# [TASK TO COMPLETE]
Return the listing below verbatim. Pictures do not belong in the copy.

# [DATA TO PROCESS]
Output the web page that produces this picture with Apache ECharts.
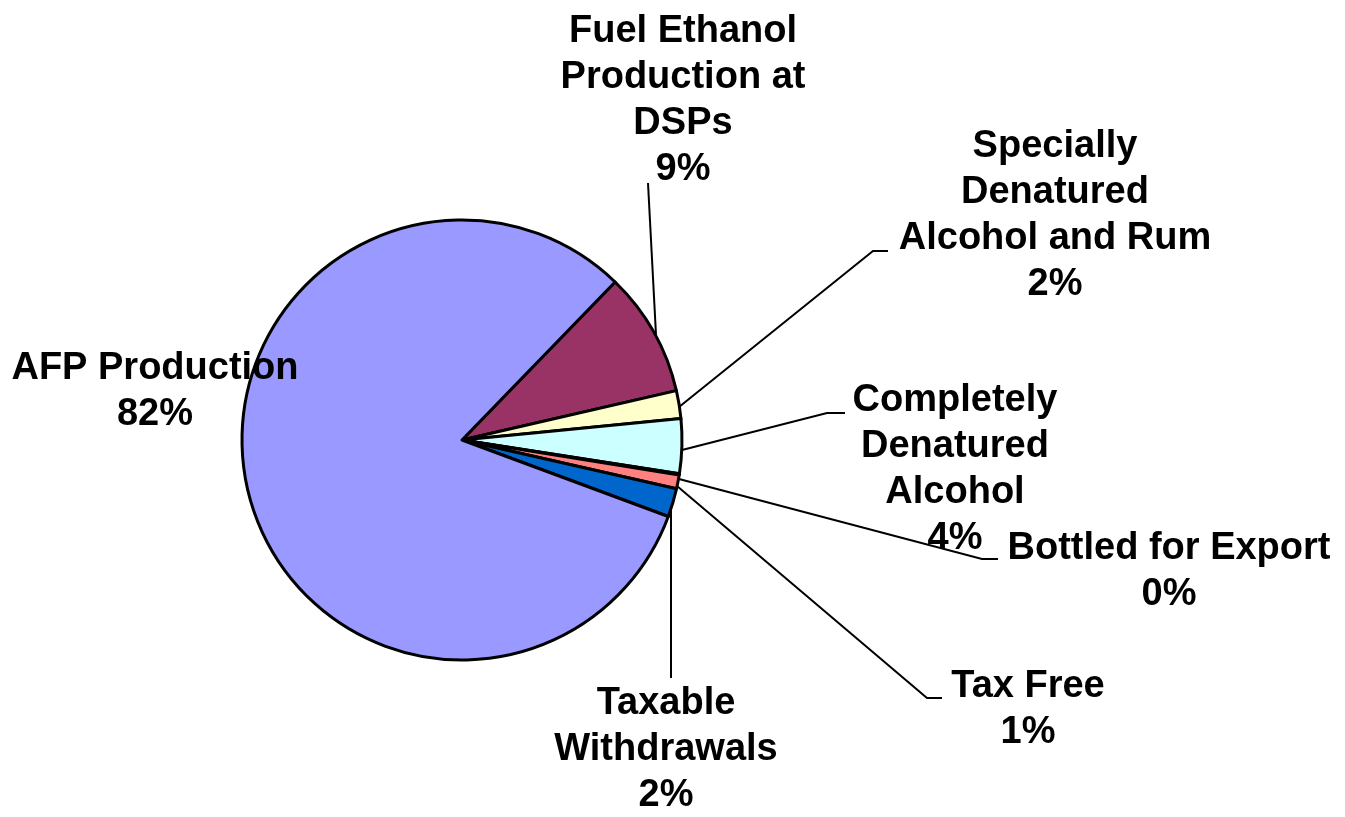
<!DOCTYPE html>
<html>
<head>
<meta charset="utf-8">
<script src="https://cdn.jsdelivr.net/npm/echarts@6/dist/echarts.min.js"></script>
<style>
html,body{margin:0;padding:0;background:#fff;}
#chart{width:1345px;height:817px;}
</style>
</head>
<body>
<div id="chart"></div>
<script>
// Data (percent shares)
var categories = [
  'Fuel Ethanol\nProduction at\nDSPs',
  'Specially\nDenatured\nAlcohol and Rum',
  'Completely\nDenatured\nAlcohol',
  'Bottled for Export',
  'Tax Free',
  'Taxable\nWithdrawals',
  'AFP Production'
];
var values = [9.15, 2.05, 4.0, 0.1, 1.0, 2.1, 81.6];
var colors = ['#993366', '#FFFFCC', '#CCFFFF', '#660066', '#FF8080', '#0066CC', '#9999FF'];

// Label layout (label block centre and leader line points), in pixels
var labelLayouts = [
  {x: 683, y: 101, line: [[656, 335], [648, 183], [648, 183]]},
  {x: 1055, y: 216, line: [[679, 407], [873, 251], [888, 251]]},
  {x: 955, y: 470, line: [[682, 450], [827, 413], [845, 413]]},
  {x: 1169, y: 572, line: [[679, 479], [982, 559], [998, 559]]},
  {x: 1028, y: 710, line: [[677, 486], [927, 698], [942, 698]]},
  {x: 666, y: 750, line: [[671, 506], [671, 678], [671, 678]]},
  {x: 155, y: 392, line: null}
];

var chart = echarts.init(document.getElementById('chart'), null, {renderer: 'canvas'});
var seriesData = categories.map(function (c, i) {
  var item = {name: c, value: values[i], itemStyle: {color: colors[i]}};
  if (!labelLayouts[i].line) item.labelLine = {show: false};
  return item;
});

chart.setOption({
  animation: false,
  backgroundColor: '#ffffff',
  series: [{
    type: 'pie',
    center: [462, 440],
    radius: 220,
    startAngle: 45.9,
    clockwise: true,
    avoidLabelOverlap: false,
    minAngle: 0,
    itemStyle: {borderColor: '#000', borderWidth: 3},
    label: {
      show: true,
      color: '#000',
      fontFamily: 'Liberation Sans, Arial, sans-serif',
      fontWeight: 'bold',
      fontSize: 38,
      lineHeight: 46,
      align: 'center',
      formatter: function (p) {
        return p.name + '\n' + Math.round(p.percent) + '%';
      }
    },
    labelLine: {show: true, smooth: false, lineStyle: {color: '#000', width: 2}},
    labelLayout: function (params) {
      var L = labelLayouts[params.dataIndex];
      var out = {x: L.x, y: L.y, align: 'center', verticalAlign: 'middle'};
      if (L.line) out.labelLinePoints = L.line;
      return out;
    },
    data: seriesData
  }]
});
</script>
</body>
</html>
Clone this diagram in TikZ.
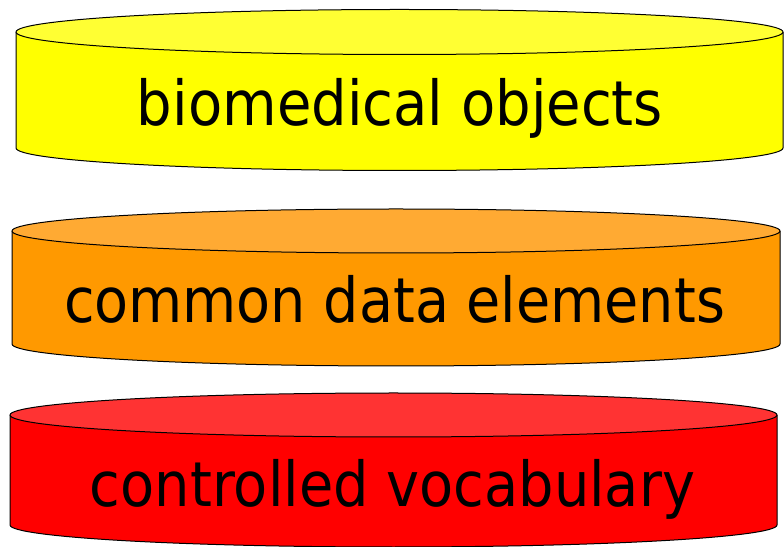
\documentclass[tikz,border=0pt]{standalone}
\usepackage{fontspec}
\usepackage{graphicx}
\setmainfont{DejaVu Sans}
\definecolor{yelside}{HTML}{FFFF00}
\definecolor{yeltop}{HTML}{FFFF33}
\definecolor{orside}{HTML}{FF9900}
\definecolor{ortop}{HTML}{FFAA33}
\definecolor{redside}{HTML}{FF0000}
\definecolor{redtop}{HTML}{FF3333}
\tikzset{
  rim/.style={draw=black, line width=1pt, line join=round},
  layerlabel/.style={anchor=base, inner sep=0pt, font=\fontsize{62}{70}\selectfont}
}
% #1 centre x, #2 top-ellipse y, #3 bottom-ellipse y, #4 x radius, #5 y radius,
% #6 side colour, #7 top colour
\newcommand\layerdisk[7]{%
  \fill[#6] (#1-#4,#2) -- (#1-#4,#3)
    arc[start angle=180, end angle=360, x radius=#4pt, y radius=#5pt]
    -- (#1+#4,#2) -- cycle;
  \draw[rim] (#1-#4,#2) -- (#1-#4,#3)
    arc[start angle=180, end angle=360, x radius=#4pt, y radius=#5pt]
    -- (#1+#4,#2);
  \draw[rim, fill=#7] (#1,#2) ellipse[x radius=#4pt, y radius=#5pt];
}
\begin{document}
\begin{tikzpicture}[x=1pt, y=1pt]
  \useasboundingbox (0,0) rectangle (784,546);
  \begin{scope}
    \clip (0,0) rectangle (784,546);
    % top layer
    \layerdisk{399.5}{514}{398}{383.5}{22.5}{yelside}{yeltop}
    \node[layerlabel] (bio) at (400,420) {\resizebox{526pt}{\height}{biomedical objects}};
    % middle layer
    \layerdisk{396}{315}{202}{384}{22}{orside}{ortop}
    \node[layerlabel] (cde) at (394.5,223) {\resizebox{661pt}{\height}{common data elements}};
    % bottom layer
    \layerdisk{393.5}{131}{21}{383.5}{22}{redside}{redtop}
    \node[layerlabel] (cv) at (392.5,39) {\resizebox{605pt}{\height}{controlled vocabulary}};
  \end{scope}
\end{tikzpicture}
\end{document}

# [FINISHED EXERCISE]
Output the web page that produces this picture with Apache ECharts.
<!DOCTYPE html>
<html>
<head>
<meta charset="utf-8">
<script src="https://cdn.jsdelivr.net/npm/echarts@6/dist/echarts.min.js"></script>
<style>
html,body{margin:0;padding:0;background:#fff;}
#chart{width:1345px;height:817px;}
</style>
</head>
<body>
<div id="chart"></div>
<script>
// Data (percent shares)
var categories = [
  'Fuel Ethanol\nProduction at\nDSPs',
  'Specially\nDenatured\nAlcohol and Rum',
  'Completely\nDenatured\nAlcohol',
  'Bottled for Export',
  'Tax Free',
  'Taxable\nWithdrawals',
  'AFP Production'
];
var values = [9.15, 2.05, 4.0, 0.1, 1.0, 2.1, 81.6];
var colors = ['#993366', '#FFFFCC', '#CCFFFF', '#660066', '#FF8080', '#0066CC', '#9999FF'];

// Label layout (label block centre and leader line points), in pixels
var labelLayouts = [
  {x: 683, y: 101, line: [[656, 335], [648, 183], [648, 183]]},
  {x: 1055, y: 216, line: [[679, 407], [873, 251], [888, 251]]},
  {x: 955, y: 470, line: [[682, 450], [827, 413], [845, 413]]},
  {x: 1169, y: 572, line: [[679, 479], [982, 559], [998, 559]]},
  {x: 1028, y: 710, line: [[677, 486], [927, 698], [942, 698]]},
  {x: 666, y: 750, line: [[671, 506], [671, 678], [671, 678]]},
  {x: 155, y: 392, line: null}
];

var chart = echarts.init(document.getElementById('chart'), null, {renderer: 'canvas'});
var seriesData = categories.map(function (c, i) {
  var item = {name: c, value: values[i], itemStyle: {color: colors[i]}};
  if (!labelLayouts[i].line) item.labelLine = {show: false};
  return item;
});

chart.setOption({
  animation: false,
  backgroundColor: '#ffffff',
  series: [{
    type: 'pie',
    center: [462, 440],
    radius: 220,
    startAngle: 45.9,
    clockwise: true,
    avoidLabelOverlap: false,
    minAngle: 0,
    itemStyle: {borderColor: '#000', borderWidth: 3},
    label: {
      show: true,
      color: '#000',
      fontFamily: 'Liberation Sans, Arial, sans-serif',
      fontWeight: 'bold',
      fontSize: 38,
      lineHeight: 46,
      align: 'center',
      formatter: function (p) {
        return p.name + '\n' + Math.round(p.percent) + '%';
      }
    },
    labelLine: {show: true, smooth: false, lineStyle: {color: '#000', width: 2}},
    labelLayout: function (params) {
      var L = labelLayouts[params.dataIndex];
      var out = {x: L.x, y: L.y, align: 'center', verticalAlign: 'middle'};
      if (L.line) out.labelLinePoints = L.line;
      return out;
    },
    data: seriesData
  }]
});
</script>
</body>
</html>
Clone this diagram in TikZ.
\documentclass[tikz,border=0pt]{standalone}
\usepackage{fontspec}
\usepackage{graphicx}
\setmainfont{DejaVu Sans}
\definecolor{yelside}{HTML}{FFFF00}
\definecolor{yeltop}{HTML}{FFFF33}
\definecolor{orside}{HTML}{FF9900}
\definecolor{ortop}{HTML}{FFAA33}
\definecolor{redside}{HTML}{FF0000}
\definecolor{redtop}{HTML}{FF3333}
\tikzset{
  rim/.style={draw=black, line width=1pt, line join=round},
  layerlabel/.style={anchor=base, inner sep=0pt, font=\fontsize{62}{70}\selectfont}
}
% #1 centre x, #2 top-ellipse y, #3 bottom-ellipse y, #4 x radius, #5 y radius,
% #6 side colour, #7 top colour
\newcommand\layerdisk[7]{%
  \fill[#6] (#1-#4,#2) -- (#1-#4,#3)
    arc[start angle=180, end angle=360, x radius=#4pt, y radius=#5pt]
    -- (#1+#4,#2) -- cycle;
  \draw[rim] (#1-#4,#2) -- (#1-#4,#3)
    arc[start angle=180, end angle=360, x radius=#4pt, y radius=#5pt]
    -- (#1+#4,#2);
  \draw[rim, fill=#7] (#1,#2) ellipse[x radius=#4pt, y radius=#5pt];
}
\begin{document}
\begin{tikzpicture}[x=1pt, y=1pt]
  \useasboundingbox (0,0) rectangle (784,546);
  \begin{scope}
    \clip (0,0) rectangle (784,546);
    % top layer
    \layerdisk{399.5}{514}{398}{383.5}{22.5}{yelside}{yeltop}
    \node[layerlabel] (bio) at (400,420) {\resizebox{526pt}{\height}{biomedical objects}};
    % middle layer
    \layerdisk{396}{315}{202}{384}{22}{orside}{ortop}
    \node[layerlabel] (cde) at (394.5,223) {\resizebox{661pt}{\height}{common data elements}};
    % bottom layer
    \layerdisk{393.5}{131}{21}{383.5}{22}{redside}{redtop}
    \node[layerlabel] (cv) at (392.5,39) {\resizebox{605pt}{\height}{controlled vocabulary}};
  \end{scope}
\end{tikzpicture}
\end{document}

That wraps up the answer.